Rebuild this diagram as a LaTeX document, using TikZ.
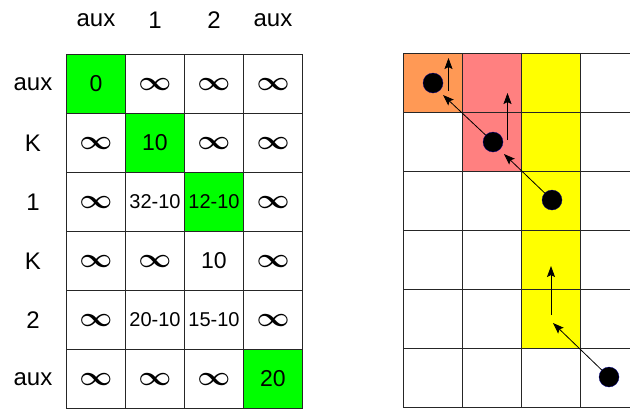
\documentclass[tikz,border=0pt]{standalone}
\usepackage{amsmath}
\usepackage{fontspec}
\setmainfont{Liberation Sans}
\usetikzlibrary{arrows.meta}
\definecolor{hit}{HTML}{00FF00}
\definecolor{first}{HTML}{FF9955}
\definecolor{second}{HTML}{FF8080}
\definecolor{third}{HTML}{FFFF00}
\newcommand\inff{\resizebox{33pt}{12pt}{$\boldsymbol{\infty}$}}
\newcommand\sm[1]{{\fontsize{20}{22}\selectfont #1}}

\begin{document}
\begin{tikzpicture}[x=1pt,y=-1pt,>={Stealth[length=11pt,width=8pt,inset=2pt]},
 lbl/.style={font=\fontsize{24}{26}\selectfont},
 cell/.style={draw=black!85,line width=1pt,minimum size=59pt,inner sep=0pt,
   font=\fontsize{23}{24}\selectfont},
 dot/.style={circle,fill=black,draw=blue!60!black,line width=0.3pt,minimum size=20pt,inner sep=0pt},
 move/.style={->,line width=0.8pt}]
 \useasboundingbox (0,0) rectangle (630,408);
 \clip (0,0) rectangle (630,408);
 % labels
 \foreach \t [count=\i] in {aux,1,2,aux}
   \node[lbl] (h\i) at ({66.5+59*\i-29.5},20) {\t};
 \foreach \t [count=\j] in {aux,K,1,K,2,aux}
   \node[lbl] (r\j) at (33,{54.5+59*\j-29.5}) {\t};
 % left table
 \foreach \i/\j in {1/1,2/2,3/3,4/6}
   \fill[hit] ({66.5+59*(\i-1)},{54.5+59*(\j-1)}) rectangle +(59,59);
 \foreach \row [count=\j] in {{0,\inff,\inff,\inff},{\inff,10,\inff,\inff},
   {\inff,\sm{32-10},\sm{12-10},\inff},{\inff,\inff,10,\inff},
   {\inff,\sm{20-10},\sm{15-10},\inff},{\inff,\inff,\inff,20}}
   \foreach \t [count=\i] in \row
     \node[cell] (c\i\j) at ({66.5+59*\i-29.5},{54.5+59*\j-29.5}) {\t};
 % right grid
 \fill[first] (403.5,53.5) rectangle +(59,59);
 \fill[second] (462.5,53.5) rectangle +(59,118);
 \fill[third] (521.5,53.5) rectangle +(59,295);
 \foreach \i in {1,...,4}
   \foreach \j in {1,...,6}
     \node[cell] (g\i\j) at ({403.5+59*\i-29.5},{53.5+59*\j-29.5}) {};
 % path
 \node[dot] (d1) at (433,83) {};
 \node[dot] (d2) at (493,142) {};
 \node[dot] (d3) at (552,200) {};
 \node[dot] (d4) at (609,377) {};
 \coordinate (t4) at (553,323);
 \coordinate (u3) at (551,315);
 \coordinate (w3) at (551,266);
 \coordinate (t3) at (504,154);
 \coordinate (u2) at (507.5,140);
 \coordinate (w2) at (507.5,93);
 \coordinate (t2) at (443,95);
 \coordinate (u1) at (448.5,91);
 \coordinate (w1) at (448.5,58);
 \draw[move] (d4) -- (t4);
 \draw[move] (u3) -- (w3);
 \draw[move] (d3) -- (t3);
 \draw[move] (u2) -- (w2);
 \draw[move] (d2) -- (t2);
 \draw[move] (u1) -- (w1);
\end{tikzpicture}
\end{document}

··········

— Stated goal —
Give the data above again in full and unchanged, skipping the pictures.

— Exercise response —
Rebuild this diagram as a LaTeX document, using TikZ.
\documentclass[tikz,border=0pt]{standalone}
\usepackage{amsmath}
\usepackage{fontspec}
\setmainfont{Liberation Sans}
\usetikzlibrary{arrows.meta}
\definecolor{hit}{HTML}{00FF00}
\definecolor{first}{HTML}{FF9955}
\definecolor{second}{HTML}{FF8080}
\definecolor{third}{HTML}{FFFF00}
\newcommand\inff{\resizebox{33pt}{12pt}{$\boldsymbol{\infty}$}}
\newcommand\sm[1]{{\fontsize{20}{22}\selectfont #1}}

\begin{document}
\begin{tikzpicture}[x=1pt,y=-1pt,>={Stealth[length=11pt,width=8pt,inset=2pt]},
 lbl/.style={font=\fontsize{24}{26}\selectfont},
 cell/.style={draw=black!85,line width=1pt,minimum size=59pt,inner sep=0pt,
   font=\fontsize{23}{24}\selectfont},
 dot/.style={circle,fill=black,draw=blue!60!black,line width=0.3pt,minimum size=20pt,inner sep=0pt},
 move/.style={->,line width=0.8pt}]
 \useasboundingbox (0,0) rectangle (630,408);
 \clip (0,0) rectangle (630,408);
 % labels
 \foreach \t [count=\i] in {aux,1,2,aux}
   \node[lbl] (h\i) at ({66.5+59*\i-29.5},20) {\t};
 \foreach \t [count=\j] in {aux,K,1,K,2,aux}
   \node[lbl] (r\j) at (33,{54.5+59*\j-29.5}) {\t};
 % left table
 \foreach \i/\j in {1/1,2/2,3/3,4/6}
   \fill[hit] ({66.5+59*(\i-1)},{54.5+59*(\j-1)}) rectangle +(59,59);
 \foreach \row [count=\j] in {{0,\inff,\inff,\inff},{\inff,10,\inff,\inff},
   {\inff,\sm{32-10},\sm{12-10},\inff},{\inff,\inff,10,\inff},
   {\inff,\sm{20-10},\sm{15-10},\inff},{\inff,\inff,\inff,20}}
   \foreach \t [count=\i] in \row
     \node[cell] (c\i\j) at ({66.5+59*\i-29.5},{54.5+59*\j-29.5}) {\t};
 % right grid
 \fill[first] (403.5,53.5) rectangle +(59,59);
 \fill[second] (462.5,53.5) rectangle +(59,118);
 \fill[third] (521.5,53.5) rectangle +(59,295);
 \foreach \i in {1,...,4}
   \foreach \j in {1,...,6}
     \node[cell] (g\i\j) at ({403.5+59*\i-29.5},{53.5+59*\j-29.5}) {};
 % path
 \node[dot] (d1) at (433,83) {};
 \node[dot] (d2) at (493,142) {};
 \node[dot] (d3) at (552,200) {};
 \node[dot] (d4) at (609,377) {};
 \coordinate (t4) at (553,323);
 \coordinate (u3) at (551,315);
 \coordinate (w3) at (551,266);
 \coordinate (t3) at (504,154);
 \coordinate (u2) at (507.5,140);
 \coordinate (w2) at (507.5,93);
 \coordinate (t2) at (443,95);
 \coordinate (u1) at (448.5,91);
 \coordinate (w1) at (448.5,58);
 \draw[move] (d4) -- (t4);
 \draw[move] (u3) -- (w3);
 \draw[move] (d3) -- (t3);
 \draw[move] (u2) -- (w2);
 \draw[move] (d2) -- (t2);
 \draw[move] (u1) -- (w1);
\end{tikzpicture}
\end{document}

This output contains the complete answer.